The Unrecovered uncovered

“When does information overload become information sickness?” the black-clad composer asks the audience in Roger Copeland’s The Unrecovered. The film revolves around this question, which is at first glance deceptively simple. However, the film takes three hours to unravel, building a provocative argument regarding globalism and mass media.

The film winds its way around three storylines that purposely remain independent of one another: a composer, a self-appointed Evangelist and a young girl all struggling with the emotional aftermath of 9/11 amidst a barrage of visual reminders. Intentionally set outside of New York City, the stories exemplify the media’s reach and its ability to intensify events for secondhand viewers.

The composer is Copeland’s representation of “the artist,” a man who has been rocked by his experiences of 9/11. For this character, art has been overshadowed by life, and he makes it his task to discover a way to catch up. He takes up residence in his white-walled digital video studio, spouting semiotics at an undefined audience, baring his soul.

While the composer’s audience could easily be the filmgoers, the Evangelist’s audience is anything but. He broadcasts an apocalyptic message from a filthy, hidden basement, full of jury-rigged equipment. This message is our only insight into the mind of the character. Later, Copeland investigates the possibility of the Evangelist becoming a conspiracy theorist/bioterrorist through the use of anthrax.

The final character is the only one who interacts directly with others in a “normal” manner. This pre-teen girl is obsessed with finding her father who walked out on her family years earlier. She throws herself into a fantasy of 9/11, believing that her father died at Ground Zero.

Her story’s climax is also the film’s, through her disappearance on Halloween and subsequent bodily possession by a teenage Palestinian girl’s spirit.

What the three characters have in common is their penchant for pattern recognition. Artists and conspiracy theorists respectively analyze art and life to the point of obsession. Everything is imbued with meaning. It is the condition the girl experiences after the possession, where everything holds intense symbolism so it becomes impossible not to pay attention to everything, all stimuli are given the same weight. 9/11 was huge enough to make art into life and life into art, causing artists and conspiracy theorists alike to consider both at the same time.
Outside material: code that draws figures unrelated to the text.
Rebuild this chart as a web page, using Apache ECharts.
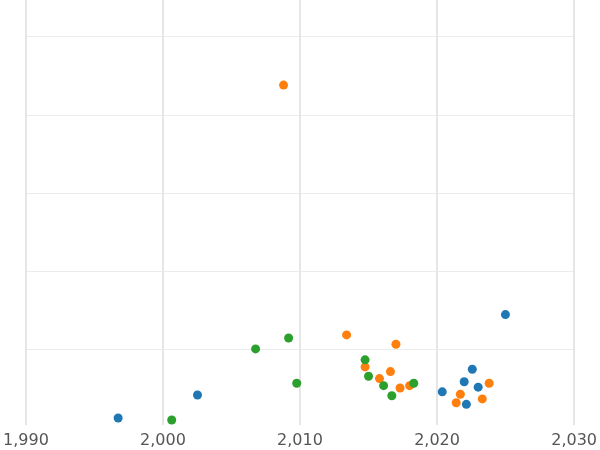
<!DOCTYPE html>
<html>
<head>
<meta charset="utf-8">
<script src="https://cdn.jsdelivr.net/npm/echarts@6/dist/echarts.min.js"></script>
<style>html,body{margin:0;padding:0;background:#fff}#chart{width:600px;height:450px}</style>
</head>
<body>
<div id="chart"></div>
<script>
const blue = [[1996.73, 1.15], [2002.52, 4.1], [2020.38, 4.5], [2021.98, 5.8], [2022.14, 2.9], [2022.57, 7.4], [2023.0, 5.1], [2024.99, 14.4]]
const orange = [[2008.8, 43.8], [2013.4, 11.8], [2014.75, 7.7], [2015.8, 6.2], [2016.6, 7.1], [2017.0, 10.6], [2017.3, 5.0], [2018.0, 5.3], [2021.4, 3.1], [2021.7, 4.2], [2023.3, 3.6], [2023.8, 5.6]]
const green = [[2000.64, 0.9], [2006.76, 10.0], [2009.17, 11.4], [2009.76, 5.6], [2014.75, 8.6], [2015.0, 6.5], [2016.1, 5.3], [2016.7, 4.0], [2018.3, 5.6]]

const chart = echarts.init(document.getElementById('chart'))
const series = [['blue', blue, '#1f77b4'], ['orange', orange, '#ff7f0e'], ['green', green, '#2ca02c']].map(([name, data, color]) => ({
  name,
  type: 'scatter',
  data,
  symbolSize: 9,
  z: 5,
  itemStyle: { color, opacity: 1 }
}))
// x range 1994.75..2026.9 is visible; the axis runs 1990..2030 so ticks land on decades
chart.setOption({
  animation: false,
  grid: { left: -89, right: -58, top: 0, bottom: 23, containLabel: false },
  xAxis: {
    type: 'value',
    min: 1990,
    max: 2030,
    interval: 10,
    axisLine: { show: false },
    axisTick: { show: false },
    axisLabel: { color: '#555', fontSize: 16, fontFamily: 'DejaVu Sans', margin: 6 },
    splitLine: { show: true, lineStyle: { color: '#e6e6e6', width: 2 } }
  },
  yAxis: {
    type: 'value',
    min: 0,
    max: 54.7,
    interval: 10,
    axisLine: { show: false },
    axisTick: { show: false },
    axisLabel: { show: false },
    splitLine: { show: true, showMinLine: false, showMaxLine: false, lineStyle: { color: '#ebebeb', width: 1 } }
  },
  graphic: [{ type: 'rect', left: 0, top: 425, shape: { width: 600, height: 4 }, style: { fill: '#fff' }, z: 1 }],
  series
})
</script>
</body>
</html>
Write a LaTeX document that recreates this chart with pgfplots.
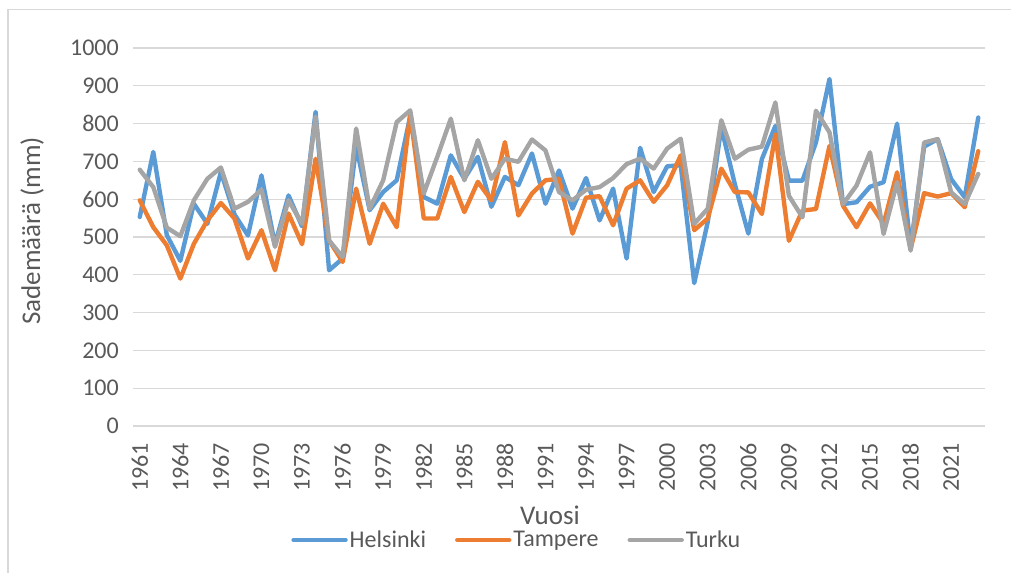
\documentclass[border=0pt]{standalone}
\usepackage{fontspec}
\setmainfont{Carlito}
\usepackage{pgfplots}
\pgfplotsset{compat=1.18}
\usepackage{pgfplotstable}
\definecolor{hel}{HTML}{5B9BD5}
\definecolor{tam}{HTML}{ED7D31}
\definecolor{tur}{HTML}{A5A5A5}
\definecolor{txt}{HTML}{595959}
\definecolor{grd}{HTML}{D9D9D9}
\pgfplotstableread{
year hel tam tur
1961 553 597 678
1962 725 526 632
1963 505 478 525
1964 437 390 502
1965 588 482 597
1966 535 544 654
1967 672 590 684
1968 560 549 575
1969 504 443 593
1970 663 518 625
1971 480 412 474
1972 610 562 597
1973 528 481 535
1974 831 707 818
1975 412 491 491
1976 443 434 447
1977 740 628 787
1978 571 482 575
1979 619 588 650
1980 650 526 804
1981 820 826 835
1982 606 549 615
1983 588 549 712
1984 716 659 813
1985 654 566 650
1986 712 646 756
1987 580 597 654
1988 659 751 707
1989 637 557 699
1990 721 615 758
1991 588 650 729
1992 676 654 619
1993 575 509 597
1994 656 604 625
1995 544 608 632
1996 628 531 656
1997 443 628 693
1998 736 650 707
1999 619 593 681
2000 687 637 734
2001 690 716 760
2002 378 518 535
2003 540 549 575
2004 790 681 809
2005 640 619 707
2006 509 618 731
2007 706 561 739
2008 794 772 856
2009 649 490 609
2010 649 570 552
2011 750 574 834
2012 918 741 777
2013 587 583 587
2014 592 526 636
2015 633 589 724
2016 645 535 508
2017 800 671 645
2018 473 468 464
2019 739 616 750
2020 759 607 759
2021 653 616 618
2022 605 579 587
2023 816 727 667
}\data
\begin{document}
\begin{tikzpicture}[x=1pt,y=1pt]
\useasboundingbox (0,0) rectangle (1011,573);
\draw[grd, line width=1.3pt] (8,0) -- (8,563.5) -- (1011,563.5);
\begin{axis}[
  at={(133pt,147pt)}, anchor=south west,
  scale only axis, width=852pt, height=378pt,
  xmin=1960.5, xmax=2023.5, ymin=0, ymax=1000,
  xtick={1961,1964,...,2021},
  ytick={0,100,...,1000},
  /pgf/number format/.cd, 1000 sep={}, assume math mode=true, /pgfplots/.cd,
  axis line style={draw=none},
  major tick length=0pt,
  ymajorgrids, grid style={grd, line width=1.3pt},
  clip=false,
  ticklabel style={font=\fontsize{24}{28}\selectfont, text=txt, inner sep=0pt},
  xticklabel style={rotate=90, anchor=east},
  xticklabel shift=17pt,
  yticklabel style={anchor=east},
  yticklabel shift=14pt,
  xlabel={Vuosi}, ylabel={Sademäärä (mm)},
  every axis x label/.style={at={(axis description cs:0.4894,-0.2354)}, anchor=center,
    font=\fontsize{27}{32}\selectfont, text=txt},
  every axis y label/.style={at={(axis description cs:-0.1185,0.5159)}, anchor=center, rotate=90,
    font=\fontsize{27}{32}\selectfont, text=txt},
  legend columns=3,
  legend style={at={(axis description cs:0.4505,-0.3016)}, anchor=center, draw=none, fill=none,
    font=\fontsize{24}{28}\selectfont, text=txt,
    /tikz/every even column/.append style={column sep=27pt},
    inner sep=0pt, nodes={inner sep=2pt}},
  legend image code/.code={\draw[#1, line width=4.4pt, line cap=round] (0pt,0pt) -- (52pt,0pt);},
  every axis plot/.append style={line width=4.4pt, line join=round, line cap=round, mark=none},
]
\addplot[hel] table[x=year, y=hel] {\data};
\addlegendentry{Helsinki}
\addplot[tam] table[x=year, y=tam] {\data};
\addlegendentry{Tampere}
\addplot[tur] table[x=year, y=tur] {\data};
\addlegendentry{Turku}
\end{axis}
\end{tikzpicture}
\end{document}
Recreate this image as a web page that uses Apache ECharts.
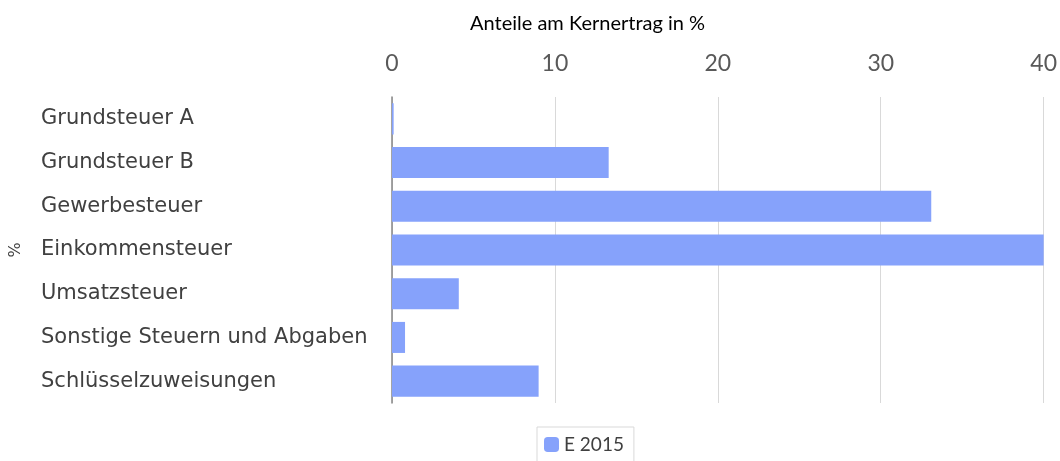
<!DOCTYPE html>
<html>
<head>
<meta charset="utf-8">
<script src="https://cdn.jsdelivr.net/npm/echarts@6/dist/echarts.min.js"></script>
<style>
  html, body { margin: 0; padding: 0; background: #fff; }
  #chart { width: 1060px; height: 461px; }
</style>
</head>
<body>
<div id="chart"></div>
<script>
// Kategorien (von oben nach unten)
const categories = [
  'Grundsteuer A',
  'Grundsteuer B',
  'Gewerbesteuer',
  'Einkommensteuer',
  'Umsatzsteuer',
  'Sonstige Steuern und Abgaben',
  'Schlüsselzuweisungen'
]
// Anteile am Kernertrag in %
const values2015 = [0.1, 13.3, 33.1, 40.0, 4.1, 0.8, 9.0]
const seriesName = 'E 2015'
const axisTicks = [0, 10, 20, 30, 40]

const chart = echarts.init(document.getElementById('chart'))
chart.setOption({
  animation: false,
  title: {
    text: 'Anteile am Kernertrag in %',
    left: 465,
    top: 9,
    textStyle: { fontFamily: 'Lato', fontSize: 20, fontWeight: 'normal', color: '#000' }
  },
  legend: {
    data: [seriesName],
    left: 537,
    top: 427,
    itemWidth: 15,
    itemHeight: 15,
    itemGap: 6,
    borderColor: '#d9d9d9',
    borderWidth: 1,
    padding: [8, 10, 8, 7],
    textStyle: { fontFamily: 'Lato', fontSize: 19, color: '#404040' }
  },
  grid: { left: 391, right: 15, top: 97, bottom: 58 },
  xAxis: {
    type: 'value',
    position: 'top',
    min: axisTicks[0],
    max: axisTicks[axisTicks.length - 1],
    interval: 10,
    axisLine: { show: false },
    axisTick: { show: false },
    axisLabel: { fontFamily: 'Lato', fontSize: 23, color: '#595959', margin: 22 },
    splitLine: { lineStyle: { color: '#d9d9d9', width: 1 } }
  },
  yAxis: {
    type: 'category',
    inverse: true,
    data: categories,
    name: '%',
    nameLocation: 'middle',
    nameRotate: 90,
    nameGap: 368,
    nameTextStyle: { fontFamily: 'DejaVu Sans', fontSize: 16, color: '#404040' },
    axisLine: { lineStyle: { color: '#868686', width: 1.5 } },
    axisTick: { show: false },
    axisLabel: {
      fontFamily: 'DejaVu Sans',
      fontSize: 21,
      color: '#404040',
      align: 'left',
      margin: 351
    }
  },
  series: [{
    name: seriesName,
    type: 'bar',
    data: values2015,
    barCategoryGap: '29%',
    itemStyle: { color: '#86a2fb' }
  }]
})
</script>
</body>
</html>
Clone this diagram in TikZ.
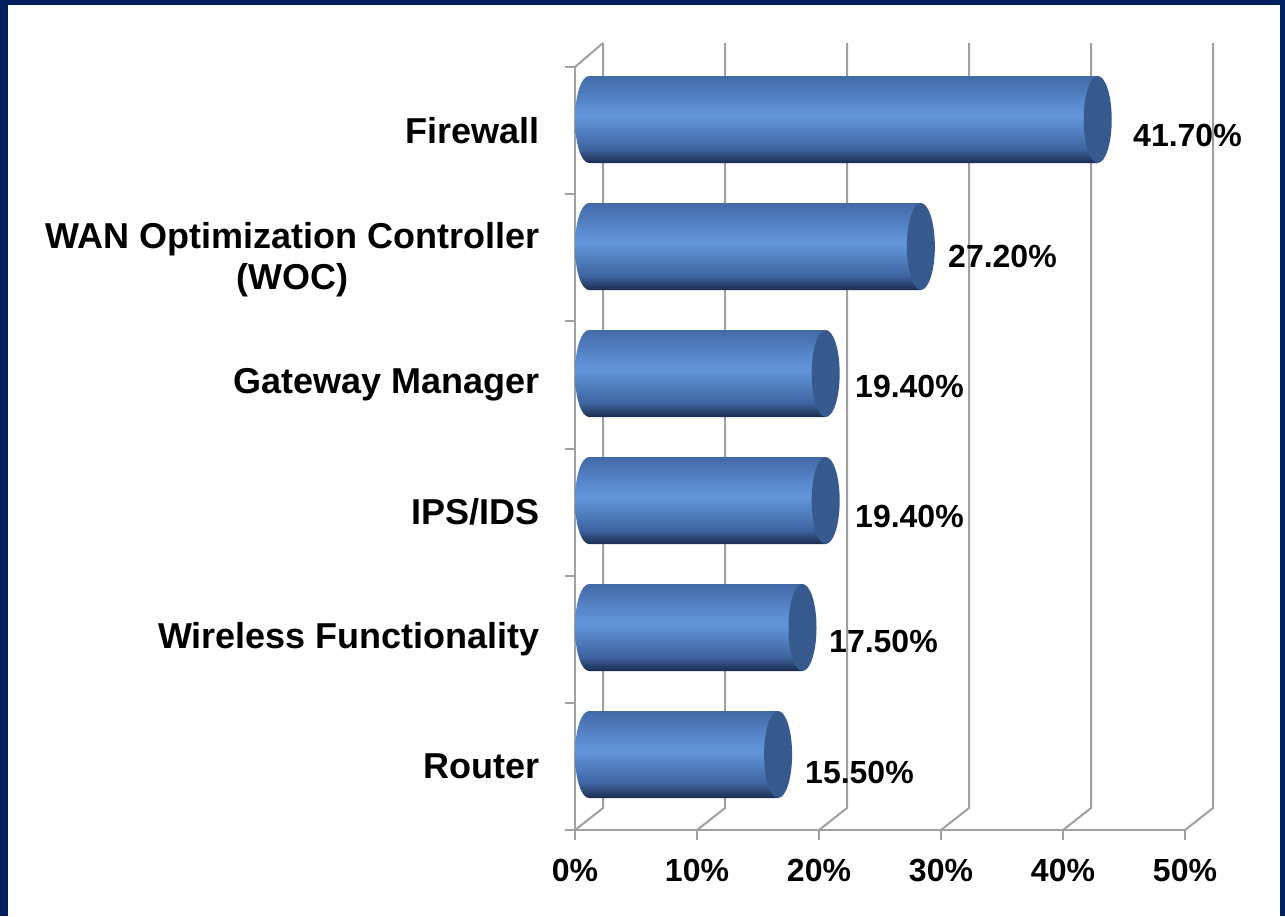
\documentclass[tikz,border=0pt]{standalone}
\usepackage{fontspec}
\setmainfont{Liberation Sans}
\definecolor{navy}{RGB}{0,32,96}
\definecolor{gridg}{RGB}{160,160,160}
\definecolor{bartop}{RGB}{66,106,166}
\definecolor{barup}{RGB}{82,128,196}
\definecolor{barmid}{RGB}{98,150,220}
\definecolor{barlow}{RGB}{62,100,160}
\definecolor{barbot}{RGB}{26,44,78}
\definecolor{capc}{RGB}{54,90,142}
\pgfdeclareverticalshading{cylshade}{100bp}{%
  color(0bp)=(barbot); color(25bp)=(barbot); color(33bp)=(barlow);
  color(52bp)=(barmid); color(64bp)=(barup); color(75bp)=(bartop); color(100bp)=(bartop)}
\tikzset{
  grid line/.style={draw=gridg, line width=2pt},
  catlab/.style={font=\fontsize{36}{41}\selectfont\bfseries, align=center, anchor=east, inner sep=0pt},
  vallab/.style={font=\fontsize{32}{36}\selectfont\bfseries, anchor=west, inner sep=0pt},
  axlab/.style={font=\fontsize{32}{36}\selectfont\bfseries, inner sep=0pt},
  barshade/.style={shading=cylshade, draw=none},
  capstyle/.style={fill=capc, draw=none}
}
\newcommand\cylbar[2]{%
  \pgfmathsetmacro\xe{589+12.2*#2}%
  \pgfmathsetmacro\yt{#1-43.5}%
  \pgfmathsetmacro\yb{#1+43.5}%
  \shade[barshade] (589,\yt) -- (\xe,\yt) -- (\xe,\yb) -- (589,\yb)
     arc[start angle=90, end angle=270, x radius=14, y radius=43.5] -- cycle;
  \fill[capstyle] (\xe,#1) ellipse[x radius=14, y radius=43.5];
}
\begin{document}
\begin{tikzpicture}[x=1pt,y=-1pt]
\useasboundingbox (0,0) rectangle (1285,916);
\fill[white] (0,0) rectangle (1285,916);
% frame
\fill[navy] (0,0) rectangle (1285,5);
\fill[navy] (0,0) rectangle (8,916);
\fill[navy] (1280,0) rectangle (1285,916);
% grid: back wall verticals and floor diagonals
\foreach \k in {0,...,5} {
  \coordinate (f\k) at ({575+122*\k},830);
  \coordinate (b\k) at ({603+122*\k},808);
  \coordinate (t\k) at ({603+122*\k},43);
  \draw[grid line] (f\k) -- (b\k) -- (t\k);
  \draw[grid line] (f\k) -- ++(0,10);
}
% left wall
\coordinate (lt) at (575,67);
\draw[grid line] (lt) -- (t0);
\draw[grid line] (lt) -- (f0) -- (f5);
\foreach \i in {0,...,6} {
  \draw[grid line] ({575},{67+127.17*\i}) -- ++(-10,0);
}
% bars
\cylbar{119.5}{41.7}
\cylbar{246.5}{27.2}
\cylbar{373.5}{19.4}
\cylbar{500.5}{19.4}
\cylbar{627.5}{17.5}
\cylbar{754.5}{15.5}
% category labels
\node[catlab] (c1) at (540,131) {Firewall};
\node[catlab] (c2) at (540,260) {WAN Optimization Controller\\(WOC)};
\node[catlab] (c3) at (540,385) {Gateway Manager};
\node[catlab] (c4) at (540,512) {IPS/IDS};
\node[catlab] (c5) at (540,639) {Wireless Functionality};
\node[catlab] (c6) at (540,766) {Router};
% value labels
\node[vallab] (v1) at (1133,135) {41.70\%};
\node[vallab] (v2) at (948,256) {27.20\%};
\node[vallab] (v3) at (855,386) {19.40\%};
\node[vallab] (v4) at (855,516) {19.40\%};
\node[vallab] (v5) at (829,641) {17.50\%};
\node[vallab] (v6) at (805,772) {15.50\%};
% axis labels
\foreach \k/\t in {0/0,1/10,2/20,3/30,4/40,5/50} {
  \node[axlab] (a\k) at ({575+122*\k},870) {\t\%};
}
\end{tikzpicture}
\end{document}
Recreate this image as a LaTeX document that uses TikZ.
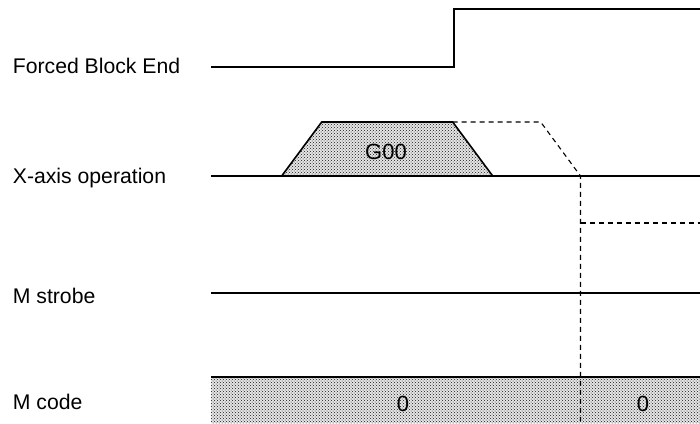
\documentclass[tikz,border=0pt]{standalone}
\usepackage{fontspec}
\setmainfont{Liberation Sans}
\usetikzlibrary{patterns}
\tikzset{
  sig-label/.style={anchor=base west, inner sep=0pt, font=\fontsize{21.2}{25}\selectfont},
  sig-value/.style={inner sep=0pt, font=\fontsize{22}{26}\selectfont},
  sig-line/.style={draw=black, line width=1.6pt, line join=miter},
  sig-fill/.style={preaction={fill=black!10}, pattern=crosshatch dots, pattern color=black!90},
  sig-ghost/.style={draw=black, line width=1.1pt, dash pattern=on 5pt off 4pt}
}
\begin{document}
\begin{tikzpicture}[x=1pt, y=-1pt]
  \useasboundingbox (0,0) rectangle (700,423);

  % Signal names
  \node[sig-label] (lblfbe) at (12.7,73) {Forced Block End};
  \node[sig-label] (lblxax) at (12.7,183) {X-axis operation};
  \node[sig-label] (lblmst) at (12.7,303) {M strobe};
  \node[sig-label] (lblmcd) at (12.7,409) {M code};

  % --- Forced Block End ---
  \coordinate (fbe0) at (211,67);
  \coordinate (fbe1) at (454,67);
  \coordinate (fbe2) at (454,9);
  \coordinate (fbe3) at (700,9);
  \draw[sig-line] (fbe0) -- (fbe1) -- (fbe2) -- (fbe3);

  % --- X-axis operation ---
  \coordinate (xax0) at (211,176);
  \coordinate (xax1) at (700,176);
  \coordinate (trbl) at (281.7,176);
  \coordinate (trtl) at (321.7,122);
  \coordinate (trtr) at (452.7,122);
  \coordinate (trbr) at (492.7,176);
  \fill[sig-fill] (trbl) -- (trtl) -- (trtr) -- (trbr) -- cycle;
  \draw[sig-line] (trbl) -- (trtl) -- (trtr) -- (trbr);
  \draw[sig-line] (xax0) -- (xax1);
  \node[sig-value] (g00) at (386,151.5) {G00};

  % --- M strobe ---
  \coordinate (mst0) at (211,293);
  \coordinate (mst1) at (700,293);
  \draw[sig-line] (mst0) -- (mst1);

  % --- M code ---
  \coordinate (mcd0) at (211,377);
  \coordinate (mcd1) at (700,377);
  \coordinate (mcd2) at (700,423);
  \fill[sig-fill] (mcd0) rectangle (mcd2);
  \draw[sig-line] (mcd0) -- (mcd1);
  \node[sig-value] (mcdv1) at (403,404) {0};
  \node[sig-value] (mcdv2) at (643,404) {0};

  % Interrupted motion
  \coordinate (gh1) at (540.7,122);
  \coordinate (gh2) at (580.5,176);
  \coordinate (gh3) at (580.5,421);
  \coordinate (gh4) at (580.5,223);
  \coordinate (gh5) at (700,223);
  \draw[sig-ghost] (trtr) -- (gh1) -- (gh2) -- (gh3);
  \draw[sig-ghost] (gh4) -- (gh5);
\end{tikzpicture}
\end{document}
“Paranoia,” the composer tells us at one point, “leads to hyper-vigilance. But the price of hyper-vigilance is indifference.” With so much media coverage exploiting images of 9/11, the issue becomes: To what extent are we inherently affected by these symbols and to what extent are they fabricated to affect us?

If through this film Copeland hopes to facilitate national healing and artistic expression post-9/11, he may have succeeded. Writing this article opened floodgates for me: I remember waking up to the news on the alarm clock, coming to class to find students crowded around a TV, the disbelief and the detachment.

What Copeland argues for is a taking back of and moving forward with post-9/11 artistic and cultural development so that we do not remain “unrecovered.”